Omit the pictures, then write out every entry exactly as it reads.

::: Entries supplied

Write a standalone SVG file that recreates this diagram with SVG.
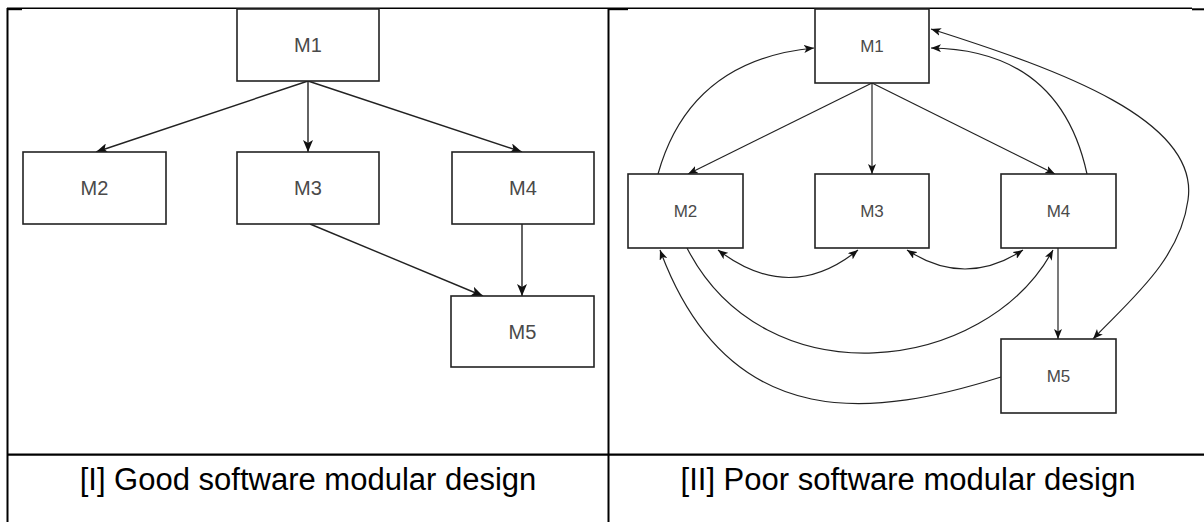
<svg xmlns="http://www.w3.org/2000/svg" width="1204" height="522" viewBox="0 0 1204 522">
<style>
.box{fill:#fff;stroke:#222;stroke-width:1.6}
.lbl{font-family:"Liberation Sans",Arial,sans-serif;fill:#4a4a4a;text-anchor:middle}
.lbl1{font-size:20px}
.lbl2{font-size:17px}
.cap{font-family:"Liberation Sans",Arial,sans-serif;font-size:31px;fill:#000;text-anchor:middle}
.tb{stroke:#000;fill:none}
.c1{fill:none;stroke:#222;stroke-width:1.4;marker-end:url(#arrL)}
.c2{fill:none;stroke:#222;stroke-width:1.2;marker-end:url(#arrS)}
.bi{marker-start:url(#arrS)}
</style>
<defs>
<marker id="arrL" viewBox="0 0 12 10" refX="12" refY="5" markerWidth="12" markerHeight="10" markerUnits="userSpaceOnUse" orient="auto-start-reverse">
<path d="M0,0 L12,5 L0,10 L3,5 Z" fill="#111"/>
</marker>
<marker id="arrS" viewBox="0 0 10 8" refX="10" refY="4" markerWidth="10" markerHeight="8" markerUnits="userSpaceOnUse" orient="auto-start-reverse">
<path d="M0,0 L10,4 L0,8 L2.5,4 Z" fill="#111"/>
</marker>
</defs>
<rect width="1204" height="522" fill="#fff"/>
<g id="table">
<line class="tb" x1="7" y1="8.3" x2="1192" y2="8.3" stroke-width="1.6"/>
<line class="tb" x1="7" y1="9.2" x2="22" y2="9.2" stroke-width="2"/>
<line class="tb" x1="608" y1="9.2" x2="628" y2="9.2" stroke-width="2"/>
<line class="tb" x1="1192" y1="9.3" x2="1204" y2="9.3" stroke-width="2"/>
<line class="tb" x1="7.5" y1="8" x2="7.5" y2="522" stroke-width="2"/>
<line class="tb" x1="608.5" y1="8" x2="608.5" y2="522" stroke-width="2"/>
<line class="tb" x1="7" y1="454.7" x2="1204" y2="454.7" stroke-width="2.3"/>
<text class="cap" x="308" y="490">[I] Good software modular design</text>
<text class="cap" x="908" y="490">[II] Poor software modular design</text>
</g>
<g id="connectors">
<path class="c1" d="M308,81 L96,152"/>
<path class="c1" d="M308,81 L308,152"/>
<path class="c1" d="M308,81 L522,152"/>
<path class="c1" d="M310,224 L483,296"/>
<path class="c1" d="M522,224 L522,296"/>
<path class="c2" d="M872,83 L688,174"/>
<path class="c2" d="M872,83 L872,174"/>
<path class="c2" d="M872,83 L1055,174"/>
<path class="c2" d="M658,174 Q690,60 814,48"/>
<path class="c2" d="M1087,174 Q1060,50 931,48"/>
<path class="c2 bi" d="M931,29 C1060,70 1200,120 1188,200 C1180,260 1130,300 1093,339"/>
<path class="c2 bi" d="M718,250 Q790,305 858,250"/>
<path class="c2 bi" d="M907,250 Q965,288 1023,250"/>
<path class="c2" d="M687,248 C765,400 985,375 1053,250"/>
<path class="c2" d="M1001,377 C880,415 730,440 660,250"/>
<path class="c2" d="M1058,248 L1058,339"/>
</g>
<g id="g1-M1"><rect class="box" x="237" y="9" width="142" height="72"/><text class="lbl lbl1" x="308" y="52">M1</text></g>
<g id="g1-M2"><rect class="box" x="23" y="152" width="143" height="72"/><text class="lbl lbl1" x="94.5" y="195">M2</text></g>
<g id="g1-M3"><rect class="box" x="237" y="152" width="142" height="72"/><text class="lbl lbl1" x="308" y="195">M3</text></g>
<g id="g1-M4"><rect class="box" x="452" y="152" width="142" height="72"/><text class="lbl lbl1" x="523" y="195">M4</text></g>
<g id="g1-M5"><rect class="box" x="451" y="296" width="143" height="71"/><text class="lbl lbl1" x="522.5" y="338.5">M5</text></g>
<g id="g2-M1"><rect class="box" x="815" y="9" width="114" height="74"/><text class="lbl lbl2" x="872" y="52">M1</text></g>
<g id="g2-M2"><rect class="box" x="628" y="174" width="115" height="74"/><text class="lbl lbl2" x="685.5" y="217">M2</text></g>
<g id="g2-M3"><rect class="box" x="815" y="174" width="114" height="74"/><text class="lbl lbl2" x="872" y="217">M3</text></g>
<g id="g2-M4"><rect class="box" x="1001" y="174" width="115" height="74"/><text class="lbl lbl2" x="1058.5" y="217">M4</text></g>
<g id="g2-M5"><rect class="box" x="1001" y="339" width="115" height="74"/><text class="lbl lbl2" x="1058.5" y="382">M5</text></g>
</svg>
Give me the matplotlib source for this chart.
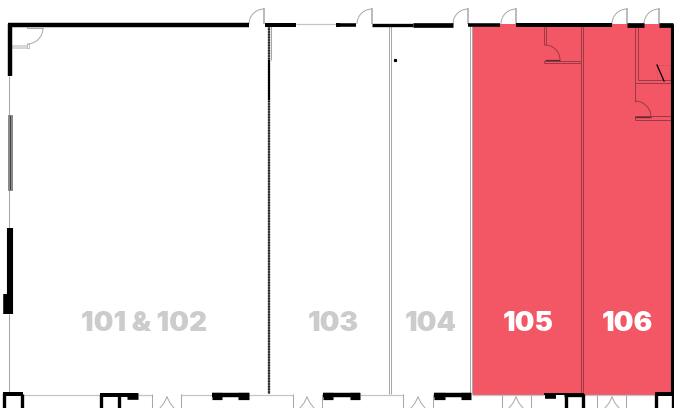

::::::

(Solution to this exercise)
Write a standalone SVG file that recreates this diagram with SVG.
<svg xmlns="http://www.w3.org/2000/svg" width="1204" height="522" viewBox="0 0 1204 522">
<style>
.box{fill:#fff;stroke:#222;stroke-width:1.6}
.lbl{font-family:"Liberation Sans",Arial,sans-serif;fill:#4a4a4a;text-anchor:middle}
.lbl1{font-size:20px}
.lbl2{font-size:17px}
.cap{font-family:"Liberation Sans",Arial,sans-serif;font-size:31px;fill:#000;text-anchor:middle}
.tb{stroke:#000;fill:none}
.c1{fill:none;stroke:#222;stroke-width:1.4;marker-end:url(#arrL)}
.c2{fill:none;stroke:#222;stroke-width:1.2;marker-end:url(#arrS)}
.bi{marker-start:url(#arrS)}
</style>
<defs>
<marker id="arrL" viewBox="0 0 12 10" refX="12" refY="5" markerWidth="12" markerHeight="10" markerUnits="userSpaceOnUse" orient="auto-start-reverse">
<path d="M0,0 L12,5 L0,10 L3,5 Z" fill="#111"/>
</marker>
<marker id="arrS" viewBox="0 0 10 8" refX="10" refY="4" markerWidth="10" markerHeight="8" markerUnits="userSpaceOnUse" orient="auto-start-reverse">
<path d="M0,0 L10,4 L0,8 L2.5,4 Z" fill="#111"/>
</marker>
</defs>
<rect width="1204" height="522" fill="#fff"/>
<g id="table">
<line class="tb" x1="7" y1="8.3" x2="1192" y2="8.3" stroke-width="1.6"/>
<line class="tb" x1="7" y1="9.2" x2="22" y2="9.2" stroke-width="2"/>
<line class="tb" x1="608" y1="9.2" x2="628" y2="9.2" stroke-width="2"/>
<line class="tb" x1="1192" y1="9.3" x2="1204" y2="9.3" stroke-width="2"/>
<line class="tb" x1="7.5" y1="8" x2="7.5" y2="522" stroke-width="2"/>
<line class="tb" x1="608.5" y1="8" x2="608.5" y2="522" stroke-width="2"/>
<line class="tb" x1="7" y1="454.7" x2="1204" y2="454.7" stroke-width="2.3"/>
<text class="cap" x="308" y="490">[I] Good software modular design</text>
<text class="cap" x="908" y="490">[II] Poor software modular design</text>
</g>
<g id="connectors">
<path class="c1" d="M308,81 L96,152"/>
<path class="c1" d="M308,81 L308,152"/>
<path class="c1" d="M308,81 L522,152"/>
<path class="c1" d="M310,224 L483,296"/>
<path class="c1" d="M522,224 L522,296"/>
<path class="c2" d="M872,83 L688,174"/>
<path class="c2" d="M872,83 L872,174"/>
<path class="c2" d="M872,83 L1055,174"/>
<path class="c2" d="M658,174 Q690,60 814,48"/>
<path class="c2" d="M1087,174 Q1060,50 931,48"/>
<path class="c2 bi" d="M931,29 C1060,70 1200,120 1188,200 C1180,260 1130,300 1093,339"/>
<path class="c2 bi" d="M718,250 Q790,305 858,250"/>
<path class="c2 bi" d="M907,250 Q965,288 1023,250"/>
<path class="c2" d="M687,248 C765,400 985,375 1053,250"/>
<path class="c2" d="M1001,377 C880,415 730,440 660,250"/>
<path class="c2" d="M1058,248 L1058,339"/>
</g>
<g id="g1-M1"><rect class="box" x="237" y="9" width="142" height="72"/><text class="lbl lbl1" x="308" y="52">M1</text></g>
<g id="g1-M2"><rect class="box" x="23" y="152" width="143" height="72"/><text class="lbl lbl1" x="94.5" y="195">M2</text></g>
<g id="g1-M3"><rect class="box" x="237" y="152" width="142" height="72"/><text class="lbl lbl1" x="308" y="195">M3</text></g>
<g id="g1-M4"><rect class="box" x="452" y="152" width="142" height="72"/><text class="lbl lbl1" x="523" y="195">M4</text></g>
<g id="g1-M5"><rect class="box" x="451" y="296" width="143" height="71"/><text class="lbl lbl1" x="522.5" y="338.5">M5</text></g>
<g id="g2-M1"><rect class="box" x="815" y="9" width="114" height="74"/><text class="lbl lbl2" x="872" y="52">M1</text></g>
<g id="g2-M2"><rect class="box" x="628" y="174" width="115" height="74"/><text class="lbl lbl2" x="685.5" y="217">M2</text></g>
<g id="g2-M3"><rect class="box" x="815" y="174" width="114" height="74"/><text class="lbl lbl2" x="872" y="217">M3</text></g>
<g id="g2-M4"><rect class="box" x="1001" y="174" width="115" height="74"/><text class="lbl lbl2" x="1058.5" y="217">M4</text></g>
<g id="g2-M5"><rect class="box" x="1001" y="339" width="115" height="74"/><text class="lbl lbl2" x="1058.5" y="382">M5</text></g>
</svg>
Give me the matplotlib source for this chart.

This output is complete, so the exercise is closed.